Maison du Curcuma Plaine des Gregues Reviews
Maison Mystery Oct 19, 2011
I was almost ready to write Maison du Curcuma off as a total loser. The entire operation isn’t much larger than a shack (though a colorful and pretty shack), and for all intents and purposes merely a retail outlet for locally grown spices. The woman behind the counter was quite friendly but spoke no English, so I was confused over her gestures which seemed to communicate I should hang around.
So I hung out. There were several rows of folding chairs in back, sitting before a small TV monitor where a video soon began. It looked to be decently produced, but meaningless to moi and only lasted about five minutes.
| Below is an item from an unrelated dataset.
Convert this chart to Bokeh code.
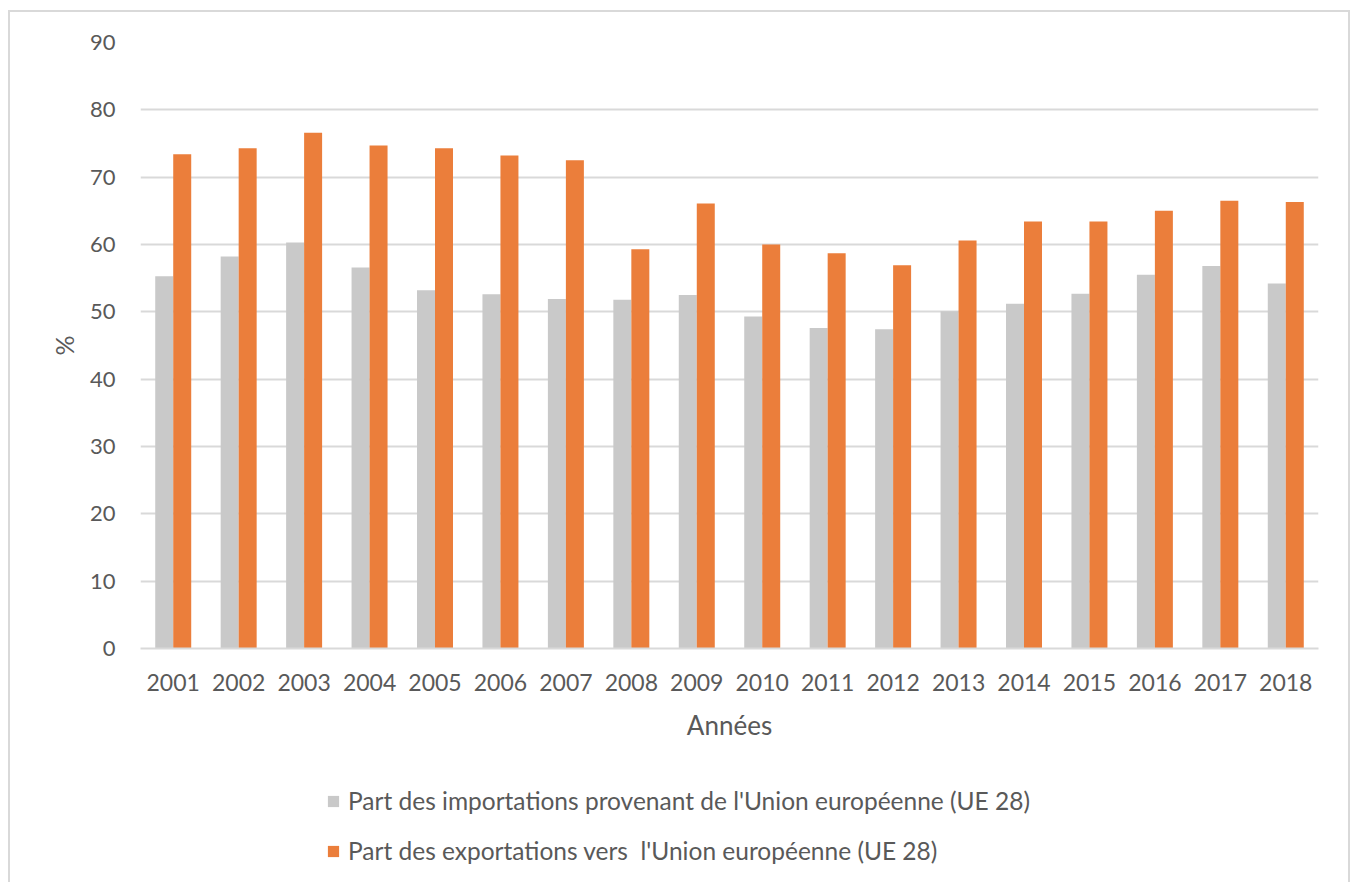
from bokeh.plotting import figure
from bokeh.layouts import column
from bokeh.models import ColumnDataSource, FactorRange, FixedTicker, Legend, LegendItem, Range1d
from bokeh.transform import dodge
from bokeh.embed import file_html
from bokeh.resources import INLINE

years = [str(y) for y in range(2001, 2019)]
imports_ue = [55.3, 58.2, 60.3, 56.6, 53.2, 52.6, 51.9, 51.8, 52.5, 49.3, 47.6, 47.4, 50.1, 51.2, 52.7, 55.5, 56.8, 54.2]
exports_ue = [73.4, 74.3, 76.6, 74.7, 74.3, 73.2, 72.5, 59.3, 66.1, 60.0, 58.7, 56.9, 60.6, 63.4, 63.4, 65.0, 66.5, 66.3]
y_ticks = [0, 10, 20, 30, 40, 50, 60, 70, 80, 90]
label_imports = "Part des importations provenant de l'Union européenne (UE 28)"
label_exports = "Part des exportations vers  l'Union européenne (UE 28)"

FONT = "Lato"
TXT = "#595959"
GRID = "#d9d9d9"
GRAY = "#c9c9c9"
ORANGE = "#eb7e3b"
BORDER = "2px solid #d9d9d9"

src = ColumnDataSource(data=dict(year=years, imp=imports_ue, exp=exports_ue))

p = figure(
    x_range=FactorRange(*years, range_padding=0),
    y_range=Range1d(0, 90),
    width=1342, height=750,
    output_backend="svg", toolbar_location=None,
    min_border_left=130, min_border_right=34, min_border_top=30, min_border_bottom=114,
)
p.styles = {"border-left": BORDER, "border-top": BORDER, "border-right": BORDER,
            "box-sizing": "border-box"}
p.margin = (10, 0, 0, 8)
p.outline_line_color = None

r1 = p.vbar(x=dodge("year", -0.1375, range=p.x_range), top="imp", width=0.275, source=src,
            fill_color=GRAY, line_color=None)
r2 = p.vbar(x=dodge("year", 0.1375, range=p.x_range), top="exp", width=0.275, source=src,
            fill_color=ORANGE, line_color=None)

# y axis
p.yaxis.ticker = FixedTicker(ticks=y_ticks)
p.yaxis.axis_line_color = None
p.yaxis.major_tick_line_color = None
p.yaxis.minor_tick_line_color = None
p.yaxis.major_label_text_font = FONT
p.yaxis.major_label_text_font_size = "22px"
p.yaxis.major_label_text_color = TXT
p.yaxis.major_label_standoff = 19
p.yaxis.axis_label = "%"
p.yaxis.axis_label_text_font = FONT
p.yaxis.axis_label_text_font_size = "25px"
p.yaxis.axis_label_text_font_style = "normal"
p.yaxis.axis_label_text_color = TXT
p.yaxis.axis_label_standoff = 8

# x axis
p.xaxis.axis_line_color = GRID
p.xaxis.axis_line_width = 2
p.xaxis.major_tick_line_color = None
p.xaxis.minor_tick_line_color = None
p.xaxis.major_label_text_font = FONT
p.xaxis.major_label_text_font_size = "23px"
p.xaxis.major_label_text_color = TXT
p.xaxis.major_label_standoff = 19
p.xaxis.axis_label = "Années"
p.xaxis.axis_label_text_font = FONT
p.xaxis.axis_label_text_font_size = "26px"
p.xaxis.axis_label_text_font_style = "normal"
p.xaxis.axis_label_text_color = TXT
p.xaxis.axis_label_standoff = 15

p.xgrid.grid_line_color = None
p.ygrid.grid_line_color = GRID
p.ygrid.grid_line_width = 2

# legend area (second figure, same series, bars out of view)
p2 = figure(
    x_range=FactorRange(*years, range_padding=0),
    y_range=Range1d(1000, 1001),
    width=1342, height=122,
    output_backend="svg", toolbar_location=None,
    x_axis_type=None, y_axis_type=None,
    min_border=0, min_border_left=0, min_border_right=0, min_border_top=0, min_border_bottom=0,
)
p2.styles = {"border-left": BORDER, "border-right": BORDER, "box-sizing": "border-box"}
p2.margin = (0, 0, 0, 8)
p2.outline_line_color = None
l1 = p2.vbar(x="year", top="imp", width=0.275, source=src, fill_color=GRAY, line_color=None)
l2 = p2.vbar(x="year", top="exp", width=0.275, source=src, fill_color=ORANGE, line_color=None)

legend = Legend(
    items=[LegendItem(label=label_imports, renderers=[l1]),
           LegendItem(label=label_exports, renderers=[l2])],
    orientation="vertical",
    location=(186, 17),
    label_text_font=FONT, label_text_font_size="24.5px", label_text_color=TXT,
    glyph_width=14, glyph_height=14, label_standoff=8, spacing=21,
    padding=0, margin=0, border_line_color=None, background_fill_alpha=0,
)
p2.add_layout(legend, "center")

layout = column(p, p2, spacing=0)
open("out.html", "w").write(file_html(layout, INLINE))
I thought “gee” - all you need is a short video to magically transform a gift shop into a museum, when the credits began to roll. At the very end, the video stopped on a frame with two words: Francais and Anglais.
Sure enough, the counter lady returned and fired the video up a second time, now narrated in English and even subtitled during interviews. My attitude quickly reached positive ground and the video was quite informative, though I was befuddled: it was all about saffron. What happened to the perfume plants? I hadn’t seen any saffron laid out for sale, so I enunciated “saffron” to the counter lady and she gladly escorted me to a heap of bags containing red powder and labeled Curcuma. When I stressed the word saffron again, she tapped the bag where it said “Curcuma Deluxe” and seemed to think this proved everything. Well, this didn’t look anything like the saffron I had purchased for my wife in Dubai and was considerably less costly, but I purchased a bag to further my investigation after returning home.
A comedy of errors explains everything. First, shame on Lonely Planet writers for failing to research subject matter. Curcuma is the plant used to produce turmeric (curcuma and turmeric both have the same derivation), which happens to be known as “poor man’s saffron.” As a cooking herb, the guide book was misleading to identify this as a perfume ingredient. But the locals were equally inept, quite insistent that turmeric was the same thing as saffron (remember the video was only about harvesting and transforming curcuma into turmeric, but consistently called it “saffron” throughout, as was the counter lady when I explicitly asked for saffron).
Bottom line is that Maison du Curcuma is an interesting diversion if you are in the neighborhood, but clearly not a destination.